The Future is Bright…if You Take Time to Prepare.
By establishing good routines and good habits throughout the year, you’ll not only save time and money, you’ll also be relieved of a lot of stress at tax time. Disorganization can cost your business financially, so don’t procrastinate on chasing client invoices and overdue accounts. Also, keep a calendar of when all payments need to be made.

You Don’t Have to Do it on Your Own.
We all have our own strengths and weaknesses. For many, dealing with finance and taxes can be a stressful time. But it’s important to remember you don’t have to do it on your own.
Hiring an accountant is a smart move. Knowing that there is someone who you can contact for advice through the year, and not just at year end, will create a better relationship between your business and your money. And just think of what you can be doing with all that time you have previously spent trying to work things out for yourself.

I’ll Just Write that Off!
The number one question that business owners ask their accountants is: “What is deductible from the income that I am receiving from my clients?”

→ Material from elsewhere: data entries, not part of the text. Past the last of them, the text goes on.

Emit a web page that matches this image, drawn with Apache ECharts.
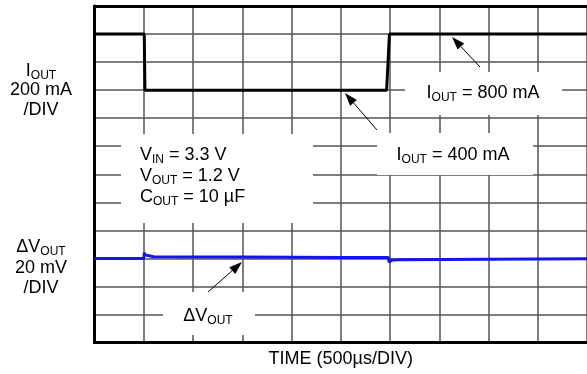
<!DOCTYPE html>
<html>
<head>
<meta charset="utf-8">
<script src="https://cdn.jsdelivr.net/npm/echarts@6/dist/echarts.min.js"></script>
<style>
  html, body { margin: 0; padding: 0; background: #fff; }
  #chart { width: 587px; height: 374px; }
</style>
</head>
<body>
<div id="chart"></div>
<script>
// Load-transient capture: output current step and the regulator's output deviation.
const FONT = '"Liberation Sans", Arial, sans-serif';

// Time axis, microseconds (500 µs per division, 10 divisions)
const timeMin = 0;
const timeMax = 5000;
const timeStep = 500;

// Output current trace (mA), 200 mA per division
const iTime = [0, 505, 512, 2966, 2994, 5000];
const iOut = [800, 800, 400, 400, 800, 800];
const iMin = -1400, iMax = 1000, iStep = 200;

// Output voltage deviation trace (mV), 20 mV per division
const vTime = [0, 500, 506, 512, 530, 600, 1500, 2500, 2984, 2990, 2998, 3020, 3100, 4000, 5000];
const vOut = [0, 0, 4.0, 2.5, 1.6, 1.1, 1.0, 0.7, 0.7, -2.6, -1.8, -1.2, -0.9, -0.6, -0.3];
const vMin = -60, vMax = 180, vStep = 20;

const chart = echarts.init(document.getElementById('chart'), null, { renderer: 'canvas' });

const mainStyle = { fontSize: 18, fontFamily: FONT, color: '#000', lineHeight: 22 };
const subStyle = { fontSize: 12, fontFamily: FONT, color: '#000', lineHeight: 10, verticalAlign: 'bottom' };

function txt(x, y, text, align) {
  return {
    type: 'text', x: x, y: y, z: 20,
    style: {
      text: text, align: align || 'center', verticalAlign: 'middle',
      font: '18px ' + FONT, fill: '#000',
      rich: { m: mainStyle, s: subStyle }
    }
  };
}

function box(x, y, w, h) {
  return { type: 'rect', z: 15, shape: { x: x, y: y, width: w, height: h }, style: { fill: '#fff' } };
}

function arrow(tail, tip) {
  const dx = tip[0] - tail[0], dy = tip[1] - tail[1];
  const len = Math.sqrt(dx * dx + dy * dy);
  const ux = dx / len, uy = dy / len;
  const hl = 13, hw = 4.5;
  const bx = tip[0] - ux * hl, by = tip[1] - uy * hl;
  return [
    { type: 'line', z: 20, shape: { x1: tail[0], y1: tail[1], x2: bx, y2: by }, style: { stroke: '#000', lineWidth: 1 } },
    { type: 'polygon', z: 20, shape: { points: [tip, [bx - uy * hw, by + ux * hw], [bx + uy * hw, by - ux * hw]] }, style: { fill: '#000' } }
  ];
}

const splitStyle = { show: true, lineStyle: { color: '#555', width: 1.5 } };
const frameLine = { show: true, onZero: false, lineStyle: { color: '#000', width: 3 } };
const hidden = { show: false };

const option = {
  animation: false,
  backgroundColor: '#fff',
  grid: { left: 94.5, top: 6, width: 494, height: 336.5, show: false },
  xAxis: [
    {
      type: 'value', position: 'bottom', min: timeMin, max: timeMax, interval: timeStep,
      axisLine: frameLine, axisTick: hidden, axisLabel: hidden,
      splitLine: splitStyle,
      name: 'TIME (500µs/DIV)', nameLocation: 'middle', nameGap: 8,
      nameTextStyle: { fontSize: 18, fontFamily: FONT, color: '#000', verticalAlign: 'top' }
    },
    {
      type: 'value', position: 'top', min: timeMin, max: timeMax, interval: timeStep,
      axisLine: frameLine, axisTick: hidden, axisLabel: hidden, splitLine: hidden
    }
  ],
  yAxis: [
    {
      type: 'value', position: 'left', min: iMin, max: iMax, interval: iStep,
      axisLine: frameLine, axisTick: hidden, axisLabel: hidden,
      splitLine: splitStyle
    },
    {
      type: 'value', position: 'left', min: vMin, max: vMax, interval: vStep,
      axisLine: hidden, axisTick: hidden, axisLabel: hidden, splitLine: hidden
    }
  ],
  series: [
    {
      name: 'IOUT', type: 'line', xAxisIndex: 0, yAxisIndex: 0, showSymbol: false, z: 5,
      data: iTime.map((t, k) => [t, iOut[k]]),
      lineStyle: { color: '#000', width: 3 }
    },
    {
      name: 'ΔVOUT', type: 'line', xAxisIndex: 0, yAxisIndex: 1, showSymbol: false, z: 5,
      data: vTime.map((t, k) => [t, vOut[k]]),
      lineStyle: { color: '#1414ee', width: 3 }
    }
  ],
  graphic: [
    // left-hand scale captions
    txt(41, 71, '{m|I}{s|OUT}'),
    txt(41, 90, '{m|200 mA}'),
    txt(41, 110, '{m|/DIV}'),
    txt(41, 247, '{m|ΔV}{s|OUT}'),
    txt(41, 268, '{m|20 mV}'),
    txt(41, 288, '{m|/DIV}'),
    // annotation boxes
    box(405, 72, 157, 43),
    txt(483, 93, '{m|I}{s|OUT}{m| = 800 mA}'),
    box(377, 133, 156, 42),
    txt(453, 155, '{m|I}{s|OUT}{m| = 400 mA}'),
    box(121, 134, 192, 89),
    txt(140, 155, '{m|V}{s|IN}{m| = 3.3 V}', 'left'),
    txt(140, 176, '{m|V}{s|OUT}{m| = 1.2 V}', 'left'),
    txt(140, 197, '{m|C}{s|OUT}{m| = 10 µF}', 'left'),
    box(163, 292, 92, 43),
    txt(208, 316, '{m|ΔV}{s|OUT}'),
    ...arrow([480, 67], [452, 37]),
    ...arrow([377, 130], [345, 93]),
    ...arrow([208, 292], [242, 262])
  ]
};

chart.setOption(option);
</script>
</body>
</html>
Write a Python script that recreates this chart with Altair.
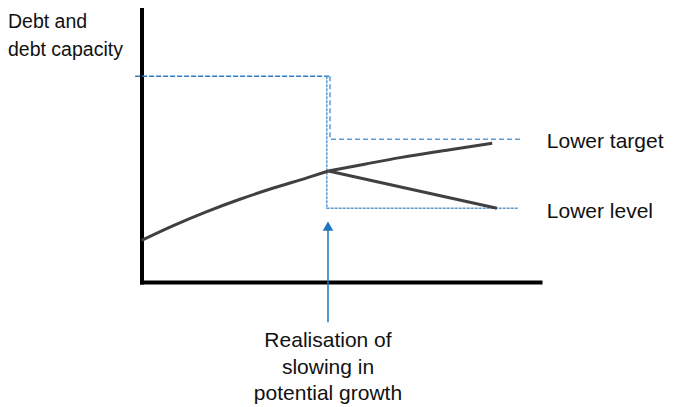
import altair as alt
import pandas as pd

# ---- schematic data (abstract units: x 0-100 along plot width, y 0-100 along plot height)
curve_x = [0, 8.0, 16.4, 24.7, 33.1, 41.5, 46.9]
curve_y = [15.2, 20.6, 25.7, 30.2, 34.3, 38.0, 40.5]

upper_x = [46.9, 56.0, 64.9, 77.4, 88.0]
upper_y = [40.5, 43.0, 45.4, 48.3, 50.6]

lower_x = [46.9, 89.2]
lower_y = [40.5, 26.9]

old_target_x = [-1.6, 47.3]
old_target_y = [75.1, 75.1]

step_x = [47.3, 47.3, 95.5]
step_y = [75.1, 52.1, 52.1]

drop_x = [46.5, 46.5, 94.5]
drop_y = [75.1, 26.9, 26.9]

arrow_x = [46.8, 46.8]
arrow_y = [-14.7, 19.0]
arrow_head = [46.8, 20.4]

labels_text = ["Lower target", "Lower level"]
labels_x = [101.7, 101.7]
labels_y = [51.0, 25.4]

bottom_text = ["Realisation of", "slowing in", "potential growth"]
bottom_x = [46.8, 46.8, 46.8]
bottom_y = [-21.7, -31.3, -41.0]

ytitle_text = ["Debt and", "debt capacity"]
ytitle_x = [-33.5, -33.5]
ytitle_y = [94.8, 84.6]

W, H = 398.5, 274

xs = alt.Scale(domain=[0, 100])
ys = alt.Scale(domain=[0, 100])


def pts(xv, yv):
    return pd.DataFrame({"x": xv, "y": yv, "o": list(range(len(xv)))})


def line_layer(df, color, width, dash=None, interp="linear"):
    kw = dict(color=color, strokeWidth=width, interpolate=interp, clip=False)
    if dash:
        kw["strokeDash"] = dash
    return alt.Chart(df).mark_line(**kw).encode(
        x=alt.X("x:Q", scale=xs, axis=alt.Axis(domainColor="black", domainWidth=4, domainCap="square",
                                                 ticks=False, labels=False, grid=False, title=None)),
        y=alt.Y("y:Q", scale=ys, axis=alt.Axis(domainColor="black", domainWidth=4, domainCap="square",
                                                 ticks=False, labels=False, grid=False, title=None)),
        order="o:Q",
    )


blue_dark = "#2a7cc7"
blue_light = "#5a9bd5"

layers = [
    line_layer(pts(old_target_x, old_target_y), blue_dark, 1.5, [5, 2]),
    line_layer(pts(step_x, step_y), blue_light, 1.5, [5, 3]),
    line_layer(pts(drop_x, drop_y), blue_light, 1.5, [3, 1]),
    line_layer(pts(curve_x, curve_y), "#404040", 3, interp="monotone"),
    line_layer(pts(upper_x, upper_y), "#404040", 3, interp="monotone"),
    line_layer(pts(lower_x, lower_y), "#404040", 3),
    line_layer(pts(arrow_x, arrow_y), "#1f74c0", 1.5),
    alt.Chart(pd.DataFrame({"x": [arrow_head[0]], "y": [arrow_head[1]]})).mark_point(
        shape="triangle-up", filled=True, size=110, color="#1f74c0", opacity=1, clip=False
    ).encode(x=alt.X("x:Q", scale=xs), y=alt.Y("y:Q", scale=ys)),
    alt.Chart(pd.DataFrame({"x": labels_x, "y": labels_y, "t": labels_text})).mark_text(
        align="left", baseline="middle", font="Liberation Sans", fontSize=21, color="#111111", clip=False
    ).encode(x=alt.X("x:Q", scale=xs), y=alt.Y("y:Q", scale=ys), text="t:N"),
    alt.Chart(pd.DataFrame({"x": bottom_x, "y": bottom_y, "t": bottom_text})).mark_text(
        align="center", baseline="middle", font="Liberation Sans", fontSize=21, color="#111111", clip=False
    ).encode(x=alt.X("x:Q", scale=xs), y=alt.Y("y:Q", scale=ys), text="t:N"),
    alt.Chart(pd.DataFrame({"x": ytitle_x, "y": ytitle_y, "t": ytitle_text})).mark_text(
        align="left", baseline="middle", font="Liberation Sans", fontSize=19.5, color="#111111", clip=False
    ).encode(x=alt.X("x:Q", scale=xs), y=alt.Y("y:Q", scale=ys), text="t:N"),
]

chart = alt.layer(*layers).properties(
    width=W,
    height=H,
    autosize=alt.AutoSizeParams(type="none"),
    padding={"left": 133.5, "top": 0, "right": 125, "bottom": 125},
    background="white",
).configure_view(stroke=None)

chart.save("out.html", embed_options={"renderer": "svg", "actions": False})
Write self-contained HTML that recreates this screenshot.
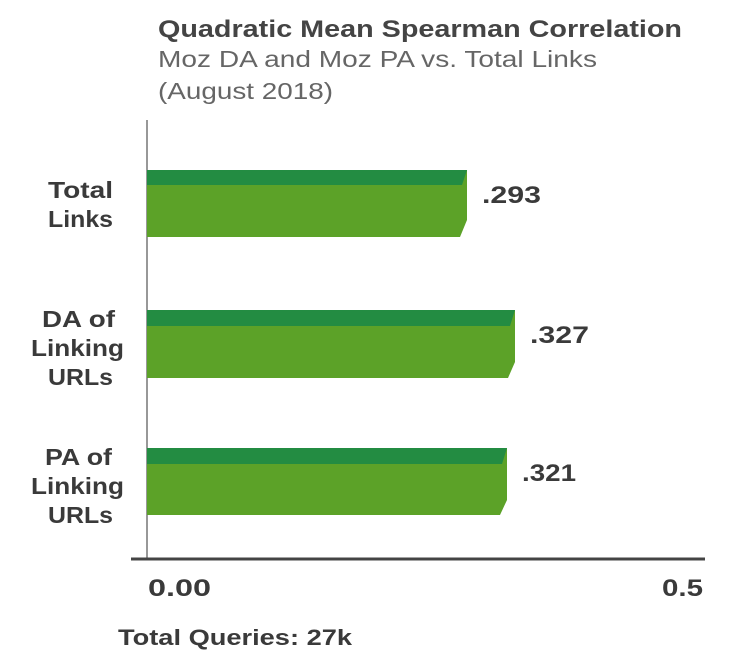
<!DOCTYPE html>
<html><head><style>
body{margin:0;background:#fff;width:738px;height:668px;overflow:hidden}
svg{display:block}
text{font-family:"Liberation Sans",sans-serif;fill:#3a3a3a}
</style></head><body>
<svg width="738" height="668" viewBox="0 0 738 668">
<text x="158" y="37" font-size="24" font-weight="bold" style="fill:#444" textLength="524" lengthAdjust="spacingAndGlyphs">Quadratic Mean Spearman Correlation</text>
<text x="158" y="67" font-size="23" style="fill:#666" textLength="439" lengthAdjust="spacingAndGlyphs">Moz DA and Moz PA vs. Total Links</text>
<text x="158" y="99" font-size="23" style="fill:#666" textLength="175" lengthAdjust="spacingAndGlyphs">(August 2018)</text>
<line x1="147" y1="120" x2="147" y2="558" stroke="#777" stroke-width="1.5"/>
<line x1="131" y1="559" x2="705" y2="559" stroke="#444" stroke-width="3"/>
<polygon points="147,170 467,170 467,220 460,237 147,237" fill="#5ca228"/>
<polygon points="147,170 467,170 462,185 147,185" fill="#238c42"/>
<polygon points="147,310 515,310 515,362 508,378 147,378" fill="#5ca228"/>
<polygon points="147,310 515,310 510,326 147,326" fill="#238c42"/>
<polygon points="147,448 507,448 507,500 500,515 147,515" fill="#5ca228"/>
<polygon points="147,448 507,448 502,464 147,464" fill="#238c42"/>
<g font-size="23" font-weight="bold">
<text x="48" y="198" textLength="65" lengthAdjust="spacingAndGlyphs">Total</text><text x="48" y="227" textLength="65" lengthAdjust="spacingAndGlyphs">Links</text>
<text x="42" y="327" textLength="73" lengthAdjust="spacingAndGlyphs">DA of</text><text x="31" y="356" textLength="93" lengthAdjust="spacingAndGlyphs">Linking</text><text x="48" y="385" textLength="65" lengthAdjust="spacingAndGlyphs">URLs</text>
<text x="45" y="465" textLength="67" lengthAdjust="spacingAndGlyphs">PA of</text><text x="31" y="494" textLength="93" lengthAdjust="spacingAndGlyphs">Linking</text><text x="48" y="523" textLength="65" lengthAdjust="spacingAndGlyphs">URLs</text>
</g>
<g font-size="24" font-weight="bold">
<text x="482" y="203" textLength="59" lengthAdjust="spacingAndGlyphs">.293</text>
<text x="530" y="343" textLength="59" lengthAdjust="spacingAndGlyphs">.327</text>
<text x="522" y="481" textLength="54" lengthAdjust="spacingAndGlyphs">.321</text>
<text x="148" y="596" textLength="63" lengthAdjust="spacingAndGlyphs">0.00</text>
<text x="662" y="596" textLength="41" lengthAdjust="spacingAndGlyphs">0.5</text>
</g>
<text x="118" y="645" font-size="22" font-weight="bold" textLength="234" lengthAdjust="spacingAndGlyphs">Total Queries: 27k</text>
</svg>
</body></html>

And that’s because the tax act is not very clear. It explains that you can write off some things and you can’t write off others. But there are a number of grey areas where there are no definitions.

Things like taking your prospective clients to a Canucks game, or to a local bistro, can potentially be deducted from your tax bill. If you send thank you gifts to your clients, these could be written off too. It’s important to talk to your accountant or do your research to find out which items can be deducted and what percentage of them can be used.

Keep Up-to-Date About New Credits.
The Federal Government recently introduced an incentive for all businesses that increased the number of employees on their payroll in 2011 over 2010.

This credit is one of the easiest to claim too. Simply file your annual T4 Slips and Summary for your employees and the Canada Revenue Agency will do the rest for you. As long as the total paid for the employer’s portion of employment insurance is more in 2011 than was paid in 2010, the difference, to a maximum of $1,000, will be refunded to the business.

Be Strategic in Your Purchases in 2012/13
If you’re planning a capital purchase for your business, make sure it is bought before BC reverts back to the PST and GST system. Under the current HST system you’ll be reimbursed on all taxes, therefore you’ll only pay the net cost of the item. If you wait until after the March 31st deadline, the cost of these items will rise 7% as you’ll only be able to claim deductions for the GST and not the PST.